EXERCISE OBJECTIVE:
Write out the full listing again, exactly as it stands.

* Start RAW DATA *

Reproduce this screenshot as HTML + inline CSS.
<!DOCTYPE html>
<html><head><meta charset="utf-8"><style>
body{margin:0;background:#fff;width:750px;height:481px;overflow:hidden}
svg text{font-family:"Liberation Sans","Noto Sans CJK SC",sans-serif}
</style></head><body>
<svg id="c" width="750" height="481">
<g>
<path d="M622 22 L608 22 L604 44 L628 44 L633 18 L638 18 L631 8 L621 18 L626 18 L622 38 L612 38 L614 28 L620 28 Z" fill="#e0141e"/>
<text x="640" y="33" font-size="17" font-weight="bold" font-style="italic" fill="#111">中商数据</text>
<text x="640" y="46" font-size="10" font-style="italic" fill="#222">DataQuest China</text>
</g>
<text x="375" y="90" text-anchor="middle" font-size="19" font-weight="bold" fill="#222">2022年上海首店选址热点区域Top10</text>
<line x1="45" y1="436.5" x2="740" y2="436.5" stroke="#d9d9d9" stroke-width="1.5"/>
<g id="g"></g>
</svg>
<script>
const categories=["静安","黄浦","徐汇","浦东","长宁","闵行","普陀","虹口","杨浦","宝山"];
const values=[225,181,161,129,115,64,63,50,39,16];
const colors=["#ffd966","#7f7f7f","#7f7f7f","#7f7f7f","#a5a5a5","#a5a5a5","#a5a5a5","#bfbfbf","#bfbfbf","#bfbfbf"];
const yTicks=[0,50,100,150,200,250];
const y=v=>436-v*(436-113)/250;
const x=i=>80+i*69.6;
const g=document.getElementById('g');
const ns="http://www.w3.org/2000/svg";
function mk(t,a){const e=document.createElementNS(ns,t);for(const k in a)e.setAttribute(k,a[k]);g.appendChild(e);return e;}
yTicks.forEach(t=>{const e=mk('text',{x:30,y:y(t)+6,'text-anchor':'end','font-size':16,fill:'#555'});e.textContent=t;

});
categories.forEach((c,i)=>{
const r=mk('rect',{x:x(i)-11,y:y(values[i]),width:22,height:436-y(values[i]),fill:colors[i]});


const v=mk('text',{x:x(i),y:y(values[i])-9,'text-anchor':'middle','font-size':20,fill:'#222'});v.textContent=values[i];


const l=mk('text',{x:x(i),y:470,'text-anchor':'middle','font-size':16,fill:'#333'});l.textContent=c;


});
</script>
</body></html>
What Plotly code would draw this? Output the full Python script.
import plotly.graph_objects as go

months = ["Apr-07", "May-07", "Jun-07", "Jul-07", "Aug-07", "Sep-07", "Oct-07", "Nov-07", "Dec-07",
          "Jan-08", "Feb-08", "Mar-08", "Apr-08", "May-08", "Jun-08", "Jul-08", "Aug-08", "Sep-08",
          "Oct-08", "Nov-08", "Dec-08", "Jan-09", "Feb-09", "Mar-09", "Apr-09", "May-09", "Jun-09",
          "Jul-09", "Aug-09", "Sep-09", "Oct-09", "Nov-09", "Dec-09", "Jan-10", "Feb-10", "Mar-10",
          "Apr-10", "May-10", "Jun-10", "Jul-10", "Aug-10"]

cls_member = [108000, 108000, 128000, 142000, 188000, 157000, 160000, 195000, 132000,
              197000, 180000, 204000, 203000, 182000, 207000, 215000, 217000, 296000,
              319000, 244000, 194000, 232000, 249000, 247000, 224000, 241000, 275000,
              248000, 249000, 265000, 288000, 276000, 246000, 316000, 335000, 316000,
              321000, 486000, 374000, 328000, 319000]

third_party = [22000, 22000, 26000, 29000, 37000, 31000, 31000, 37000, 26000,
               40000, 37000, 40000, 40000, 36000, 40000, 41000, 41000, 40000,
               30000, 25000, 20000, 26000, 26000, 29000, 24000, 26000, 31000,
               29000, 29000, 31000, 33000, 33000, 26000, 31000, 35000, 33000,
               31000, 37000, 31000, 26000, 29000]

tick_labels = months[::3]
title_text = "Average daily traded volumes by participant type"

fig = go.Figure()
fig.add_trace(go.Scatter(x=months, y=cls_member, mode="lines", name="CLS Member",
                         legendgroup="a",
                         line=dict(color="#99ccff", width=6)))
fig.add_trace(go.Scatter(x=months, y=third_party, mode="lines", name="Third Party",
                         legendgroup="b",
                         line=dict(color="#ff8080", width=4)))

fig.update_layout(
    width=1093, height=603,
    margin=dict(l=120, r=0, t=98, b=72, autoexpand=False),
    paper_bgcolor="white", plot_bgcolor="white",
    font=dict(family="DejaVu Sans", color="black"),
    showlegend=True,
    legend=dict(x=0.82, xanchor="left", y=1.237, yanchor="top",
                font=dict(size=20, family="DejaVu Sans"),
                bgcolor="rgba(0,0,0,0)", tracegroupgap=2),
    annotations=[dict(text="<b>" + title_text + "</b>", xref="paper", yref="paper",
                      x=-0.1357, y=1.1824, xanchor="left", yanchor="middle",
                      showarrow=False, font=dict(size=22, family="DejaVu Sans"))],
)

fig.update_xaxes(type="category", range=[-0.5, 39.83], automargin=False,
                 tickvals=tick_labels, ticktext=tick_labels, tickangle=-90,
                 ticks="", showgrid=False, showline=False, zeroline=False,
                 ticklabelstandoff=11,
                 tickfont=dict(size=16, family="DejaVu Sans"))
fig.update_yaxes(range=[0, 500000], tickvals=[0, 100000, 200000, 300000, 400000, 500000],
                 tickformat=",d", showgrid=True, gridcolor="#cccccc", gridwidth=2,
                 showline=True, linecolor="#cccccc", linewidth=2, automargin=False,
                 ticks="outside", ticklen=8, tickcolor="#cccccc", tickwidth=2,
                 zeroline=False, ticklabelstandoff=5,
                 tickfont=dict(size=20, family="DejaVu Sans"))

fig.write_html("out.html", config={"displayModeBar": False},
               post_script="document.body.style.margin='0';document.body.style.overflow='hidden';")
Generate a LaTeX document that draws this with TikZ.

* End RAW DATA *

CORRECT ANSWER:
Reproduce this screenshot as HTML + inline CSS.
<!DOCTYPE html>
<html><head><meta charset="utf-8"><style>
body{margin:0;background:#fff;width:750px;height:481px;overflow:hidden}
svg text{font-family:"Liberation Sans","Noto Sans CJK SC",sans-serif}
</style></head><body>
<svg id="c" width="750" height="481">
<g>
<path d="M622 22 L608 22 L604 44 L628 44 L633 18 L638 18 L631 8 L621 18 L626 18 L622 38 L612 38 L614 28 L620 28 Z" fill="#e0141e"/>
<text x="640" y="33" font-size="17" font-weight="bold" font-style="italic" fill="#111">中商数据</text>
<text x="640" y="46" font-size="10" font-style="italic" fill="#222">DataQuest China</text>
</g>
<text x="375" y="90" text-anchor="middle" font-size="19" font-weight="bold" fill="#222">2022年上海首店选址热点区域Top10</text>
<line x1="45" y1="436.5" x2="740" y2="436.5" stroke="#d9d9d9" stroke-width="1.5"/>
<g id="g"></g>
</svg>
<script>
const categories=["静安","黄浦","徐汇","浦东","长宁","闵行","普陀","虹口","杨浦","宝山"];
const values=[225,181,161,129,115,64,63,50,39,16];
const colors=["#ffd966","#7f7f7f","#7f7f7f","#7f7f7f","#a5a5a5","#a5a5a5","#a5a5a5","#bfbfbf","#bfbfbf","#bfbfbf"];
const yTicks=[0,50,100,150,200,250];
const y=v=>436-v*(436-113)/250;
const x=i=>80+i*69.6;
const g=document.getElementById('g');
const ns="http://www.w3.org/2000/svg";
function mk(t,a){const e=document.createElementNS(ns,t);for(const k in a)e.setAttribute(k,a[k]);g.appendChild(e);return e;}
yTicks.forEach(t=>{const e=mk('text',{x:30,y:y(t)+6,'text-anchor':'end','font-size':16,fill:'#555'});e.textContent=t;

});
categories.forEach((c,i)=>{
const r=mk('rect',{x:x(i)-11,y:y(values[i]),width:22,height:436-y(values[i]),fill:colors[i]});


const v=mk('text',{x:x(i),y:y(values[i])-9,'text-anchor':'middle','font-size':20,fill:'#222'});v.textContent=values[i];


const l=mk('text',{x:x(i),y:470,'text-anchor':'middle','font-size':16,fill:'#333'});l.textContent=c;


});
</script>
</body></html>
What Plotly code would draw this? Output the full Python script.
import plotly.graph_objects as go

months = ["Apr-07", "May-07", "Jun-07", "Jul-07", "Aug-07", "Sep-07", "Oct-07", "Nov-07", "Dec-07",
          "Jan-08", "Feb-08", "Mar-08", "Apr-08", "May-08", "Jun-08", "Jul-08", "Aug-08", "Sep-08",
          "Oct-08", "Nov-08", "Dec-08", "Jan-09", "Feb-09", "Mar-09", "Apr-09", "May-09", "Jun-09",
          "Jul-09", "Aug-09", "Sep-09", "Oct-09", "Nov-09", "Dec-09", "Jan-10", "Feb-10", "Mar-10",
          "Apr-10", "May-10", "Jun-10", "Jul-10", "Aug-10"]

cls_member = [108000, 108000, 128000, 142000, 188000, 157000, 160000, 195000, 132000,
              197000, 180000, 204000, 203000, 182000, 207000, 215000, 217000, 296000,
              319000, 244000, 194000, 232000, 249000, 247000, 224000, 241000, 275000,
              248000, 249000, 265000, 288000, 276000, 246000, 316000, 335000, 316000,
              321000, 486000, 374000, 328000, 319000]

third_party = [22000, 22000, 26000, 29000, 37000, 31000, 31000, 37000, 26000,
               40000, 37000, 40000, 40000, 36000, 40000, 41000, 41000, 40000,
               30000, 25000, 20000, 26000, 26000, 29000, 24000, 26000, 31000,
               29000, 29000, 31000, 33000, 33000, 26000, 31000, 35000, 33000,
               31000, 37000, 31000, 26000, 29000]

tick_labels = months[::3]
title_text = "Average daily traded volumes by participant type"

fig = go.Figure()
fig.add_trace(go.Scatter(x=months, y=cls_member, mode="lines", name="CLS Member",
                         legendgroup="a",
                         line=dict(color="#99ccff", width=6)))
fig.add_trace(go.Scatter(x=months, y=third_party, mode="lines", name="Third Party",
                         legendgroup="b",
                         line=dict(color="#ff8080", width=4)))

fig.update_layout(
    width=1093, height=603,
    margin=dict(l=120, r=0, t=98, b=72, autoexpand=False),
    paper_bgcolor="white", plot_bgcolor="white",
    font=dict(family="DejaVu Sans", color="black"),
    showlegend=True,
    legend=dict(x=0.82, xanchor="left", y=1.237, yanchor="top",
                font=dict(size=20, family="DejaVu Sans"),
                bgcolor="rgba(0,0,0,0)", tracegroupgap=2),
    annotations=[dict(text="<b>" + title_text + "</b>", xref="paper", yref="paper",
                      x=-0.1357, y=1.1824, xanchor="left", yanchor="middle",
                      showarrow=False, font=dict(size=22, family="DejaVu Sans"))],
)

fig.update_xaxes(type="category", range=[-0.5, 39.83], automargin=False,
                 tickvals=tick_labels, ticktext=tick_labels, tickangle=-90,
                 ticks="", showgrid=False, showline=False, zeroline=False,
                 ticklabelstandoff=11,
                 tickfont=dict(size=16, family="DejaVu Sans"))
fig.update_yaxes(range=[0, 500000], tickvals=[0, 100000, 200000, 300000, 400000, 500000],
                 tickformat=",d", showgrid=True, gridcolor="#cccccc", gridwidth=2,
                 showline=True, linecolor="#cccccc", linewidth=2, automargin=False,
                 ticks="outside", ticklen=8, tickcolor="#cccccc", tickwidth=2,
                 zeroline=False, ticklabelstandoff=5,
                 tickfont=dict(size=20, family="DejaVu Sans"))

fig.write_html("out.html", config={"displayModeBar": False},
               post_script="document.body.style.margin='0';document.body.style.overflow='hidden';")
Generate a LaTeX document that draws this with TikZ.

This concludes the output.